Skip to main content
. 2019 Mar 27;20(6):341–355. doi: 10.1038/s41576-019-0113-7

Fig. 4. A typical metagenomic next-generation sequencing bioinformatics pipeline.

Fig. 4

A next-generation sequencing (NGS) data set, generally in FASTQ or sequence alignment map (SAM) format, is analysed on a computational server, portable laptop or desktop computer or on the cloud. An initial preprocessing step consists of low-quality filtering, low-complexity filtering and adaptor trimming. Computational host subtraction is performed by mapping reads to the host (for example, human) genome and setting aside host reads for subsequent transcriptome (RNA) or genome (DNA) analysis. The remaining unmapped reads are directly aligned to large reference databases, such as the National Center for Biotechnology Information (NCBI) GenBank database or microbial reference sequence or genome collections, or are first assembled de novo into longer contiguous sequences (contigs) followed by alignment to reference databases.
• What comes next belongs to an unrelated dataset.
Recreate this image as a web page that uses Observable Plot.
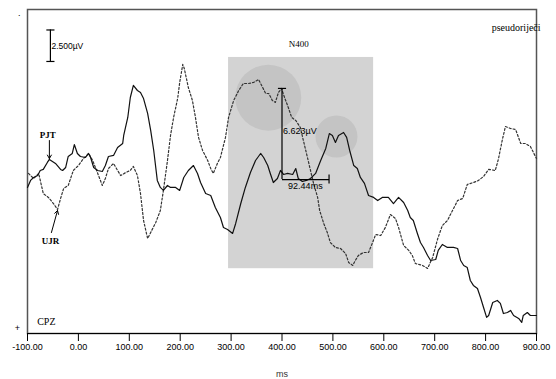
<!DOCTYPE html>
<html>
<head>
<meta charset="utf-8">
<script src="https://cdn.jsdelivr.net/npm/d3@7"></script>
<script src="https://cdn.jsdelivr.net/npm/@observablehq/plot@0.6"></script>
<style>
  html, body { margin: 0; padding: 0; background: #fff; }
  #chart svg { display: block; }
</style>
</head>
<body>
<div id="chart"></div>
<script>
// ---- data (ms, µV; negative drawn upward) ----
const timesPJT = [-100,-94,-88,-80,-75,-69,-61,-57,-45,-35,-31,-25,-20,-12,-8,-2,4,14,20,24,30,38,47,53,59,69,77,87,89,97,102,108,116,122,128,136,142,148,155,161,167,175,181,191,199,207,216,226,234,240,250,260,269,279,285,293,303,309,319,328,338,348,358,364,372,377,383,391,397,403,411,421,427,432,440,448,456,466,476,486,493,499,505,511,521,527,533,541,548,554,562,570,580,588,597,609,619,629,639,647,652,658,666,672,678,686,692,702,707,715,725,737,745,751,757,764,770,776,784,790,796,802,806,814,823,829,835,843,849,855,865,871,874,882,888,900];
const valuesPJT = [0.73,0.19,-0.04,-0.19,-0.58,-0.66,-1.20,-1.43,-1.12,-0.66,-0.58,-0.81,-1.66,-1.89,-2.58,-1.89,-1.66,-1.58,-1.89,-1.58,-0.81,-0.58,-0.50,-0.96,-1.66,-1.74,-2.35,-2.66,-3.28,-4.67,-6.21,-7.14,-6.75,-6.60,-6.13,-4.98,-3.67,-2.12,0.19,0.73,0.96,0.58,0.73,0.73,0.96,-0.04,-0.58,-0.96,-0.35,0.35,1.20,1.35,2.28,3.05,3.82,3.97,4.28,3.51,1.97,0.73,-0.42,-1.35,-1.89,-1.58,-0.96,-0.35,0.35,0.04,-0.58,-0.27,-0.35,-0.27,-0.73,0.04,0.27,0.19,0.04,-0.35,-1.35,-2.28,-3.43,-3.28,-2.74,-3.28,-3.51,-3.13,-2.12,-0.96,-0.73,-0.04,0.42,1.35,1.50,1.74,1.50,1.50,1.97,1.50,1.89,2.51,3.05,3.28,4.28,4.98,5.36,5.98,6.37,6.29,5.59,5.13,5.36,5.36,5.44,6.37,6.75,6.91,7.91,8.29,8.53,9.22,9.99,10.76,10.61,9.61,9.45,9.68,10.46,10.38,10.22,10.61,10.84,11.15,10.61,10.38,10.61,10.61];

const timesUJR = [-98,-88,-78,-69,-59,-49,-41,-35,-29,-20,-10,0,10,20,28,38,47,53,59,69,77,83,93,102,108,116,122,128,136,142,152,161,167,175,181,187,195,199,205,208,216,224,230,236,244,254,260,265,273,279,289,295,305,315,324,334,344,354,362,368,374,381,387,393,399,405,411,419,427,436,442,450,456,462,470,474,482,489,495,505,515,525,531,539,544,550,560,570,578,584,594,603,613,623,629,639,649,656,662,676,686,696,706,715,725,735,745,755,764,776,786,796,806,819,825,833,839,849,859,869,878,888,900];
const valuesUJR = [-0.35,0.04,-0.35,1.20,1.50,1.97,2.43,1.58,0.81,0.58,-0.58,-0.96,-1.50,-1.89,-1.35,-0.35,0.58,0.04,-0.73,-1.12,-0.58,-0.19,-0.42,-0.58,-0.89,-0.19,1.20,3.28,4.67,4.21,3.43,2.51,0.96,-1.35,-3.28,-4.67,-6.13,-7.37,-8.76,-8.45,-6.98,-5.98,-4.67,-3.13,-2.12,-1.35,-0.73,-0.35,-1.12,-1.58,-3.13,-4.67,-5.98,-6.75,-7.29,-7.29,-7.37,-7.60,-6.98,-6.52,-6.52,-5.98,-5.83,-6.60,-6.91,-6.21,-5.59,-4.67,-4.44,-3.90,-2.89,-1.58,-0.58,0.42,1.50,2.51,3.51,4.21,4.98,5.36,5.44,5.83,6.52,6.75,6.37,5.98,5.75,5.75,4.98,4.36,4.44,3.82,2.82,3.13,3.82,5.21,5.59,5.98,6.60,6.75,6.98,6.13,4.67,3.67,3.28,2.51,1.74,1.58,0.50,0.35,0.19,-0.12,-0.66,-0.58,-1.43,-2.97,-3.97,-3.82,-3.74,-2.66,-2.66,-2.43,-1.50];

// N400 window and highlighted regions
const windowMs = [295, 580];
const windowUv = [-9.3, 7.0];
const highlightMs = [373, 507];
const highlightUv = [-6.2, -3.2];

// measurement annotation
const measureMs = [400, 492.44];
const measureUv = [-6.91, 0.12];
const measureLabels = ["6.623µV", "92.44ms"];

// scale bar
const scaleBarMs = -55;
const scaleBarUv = [-11.42, -8.99];
const scaleBarLabel = "2.500µV";

const xTicks = [-100, 0, 100, 200, 300, 400, 500, 600, 700, 800, 900];

const seriesP = timesPJT.map((t, i) => ({t, v: valuesPJT[i], s: "PJT"}));
const seriesU = timesUJR.map((t, i) => ({t, v: valuesUJR[i], s: "UJR"}));

const serif = "'Liberation Serif', 'Times New Roman', serif";
const sans = "'Liberation Sans', Arial, sans-serif";

const chart = Plot.plot({
  width: 556,
  height: 379,
  marginLeft: 27,
  marginRight: 20,
  marginTop: 9,
  marginBottom: 46,
  x: {domain: [-100, 900]},
  y: {domain: [12, -13], axis: null},
  style: {background: "#fff", overflow: "visible"},
  marks: [
    // N400 window
    Plot.rect([{x1: windowMs[0], x2: windowMs[1], y1: windowUv[0], y2: windowUv[1]}],
      {x1: "x1", x2: "x2", y1: "y1", y2: "y2", fill: "#d3d3d3"}),
    Plot.dot([{x: highlightMs[0], y: highlightUv[0]}], {x: "x", y: "y", r: 33, fill: "#c4c4c4", stroke: "none"}),
    Plot.dot([{x: highlightMs[1], y: highlightUv[1]}], {x: "x", y: "y", r: 21, fill: "#c4c4c4", stroke: "none"}),
    // frame
    Plot.frame({stroke: "#555", strokeWidth: 1.5}),
    Plot.ruleY([12], {stroke: "#000", strokeWidth: 1.2}),
    // curves
    Plot.line(seriesU, {x: "t", y: "v", stroke: "#333", strokeWidth: 1.2, strokeDasharray: "2,2"}),
    Plot.line(seriesP, {x: "t", y: "v", stroke: "#111", strokeWidth: 1.2}),
    // measurement
    Plot.ruleX([measureMs[0]], {y1: measureUv[0], y2: measureUv[1], stroke: "#000", strokeWidth: 1.2}),
    Plot.link([{a: measureMs[0] - 8, b: measureMs[0] + 8, y: measureUv[0]}], {x1: "a", x2: "b", y1: "y", y2: "y", stroke: "#000", strokeWidth: 1.2}),
    Plot.link([{a: measureMs[0], b: measureMs[1], y: measureUv[1]}], {x1: "a", x2: "b", y1: "y", y2: "y", stroke: "#000", strokeWidth: 1.2}),
    Plot.ruleX([measureMs[1]], {y1: measureUv[1] - 0.35, y2: measureUv[1] + 0.35, stroke: "#000", strokeWidth: 1.2}),
    Plot.text([measureLabels[0]], {x: measureMs[0] + 2, y: -3.6, text: d => d, textAnchor: "start", fontSize: 9, fontFamily: sans, fill: "#000"}),
    Plot.text([measureLabels[1]], {x: measureMs[0] + 12, y: 0.65, text: d => d, textAnchor: "start", fontSize: 9, fontFamily: sans, fill: "#000"}),
    // scale bar
    Plot.ruleX([scaleBarMs], {y1: scaleBarUv[0], y2: scaleBarUv[1], stroke: "#000", strokeWidth: 1.2}),
    Plot.link(scaleBarUv.map(y => ({a: scaleBarMs - 8, b: scaleBarMs + 8, y})), {x1: "a", x2: "b", y1: "y", y2: "y", stroke: "#000", strokeWidth: 1.2}),
    Plot.text([scaleBarLabel], {x: scaleBarMs + 2, y: -10.2, text: d => d, textAnchor: "start", fontSize: 8.5, fontFamily: sans, fill: "#000"}),
    // series labels & arrows
    Plot.arrow([{x: -57, y1: -2.89, y2: -1.5}], {x: "x", y1: "y1", y2: "y2", stroke: "#000", strokeWidth: 1, headLength: 6}),
    Plot.arrow([{x1: -53, x2: -41, y1: 4.21, y2: 2.51}], {x1: "x1", x2: "x2", y1: "y1", y2: "y2", stroke: "#000", strokeWidth: 1, headLength: 6}),
    Plot.text(["PJT"], {x: -60, y: -3.3, text: d => d, fontSize: 9, fontFamily: serif, fontWeight: "bold", fill: "#000"}),
    Plot.text(["UJR"], {x: -55, y: 4.85, text: d => d, fontSize: 9, fontFamily: serif, fontWeight: "bold", fill: "#000"}),
    Plot.text(["CPZ"], {x: -63, y: 11.1, text: d => d, fontSize: 10, fontFamily: serif, fill: "#000"}),
    Plot.text(["N400"], {x: 433, y: -10.3, text: d => d, fontSize: 9, fontFamily: serif, fill: "#000"}),
    Plot.text(["pseudoriječi"], {x: 860, y: -11.6, text: d => d, fontSize: 10, fontFamily: serif, fill: "#000"}),
    Plot.text(["+"], {x: -120, y: 11.6, text: d => d, fontSize: 9, fontFamily: sans, fill: "#000"}),
    Plot.text(["·"], {x: -116, y: -12.6, text: d => d, fontSize: 9, fontFamily: sans, fill: "#000"}),
    // x axis
    Plot.axisX({ticks: xTicks, tickFormat: d => d.toFixed(2), tickSize: 8, tickPadding: 2, fontSize: 9, fontFamily: sans, label: null, stroke: "#000"}),
    Plot.text(["ms"], {x: 400, y: 15.1, text: d => d, fontSize: 9, fontFamily: sans, fill: "#333"})
  ]
});
document.getElementById("chart").appendChild(chart);
</script>
</body>
</html>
After taxonomic classification, in which individual reads or contigs are assigned into specific taxa (for example, species, genus and family), the data can be analysed and visualized in a number of different formats. These include coverage map and pairwise identity plots to determine how much of the microbial genome has been recovered and its similarity to reference genomes in the database; Krona plots to visualize taxonomic diversity in the metagenomic library; phylogenetic analysis to compare assembled genes, gene regions or genomes to reference sequences; and heat maps to show microorganisms that were detected in the clinical samples. OTU, operational taxonomic unit.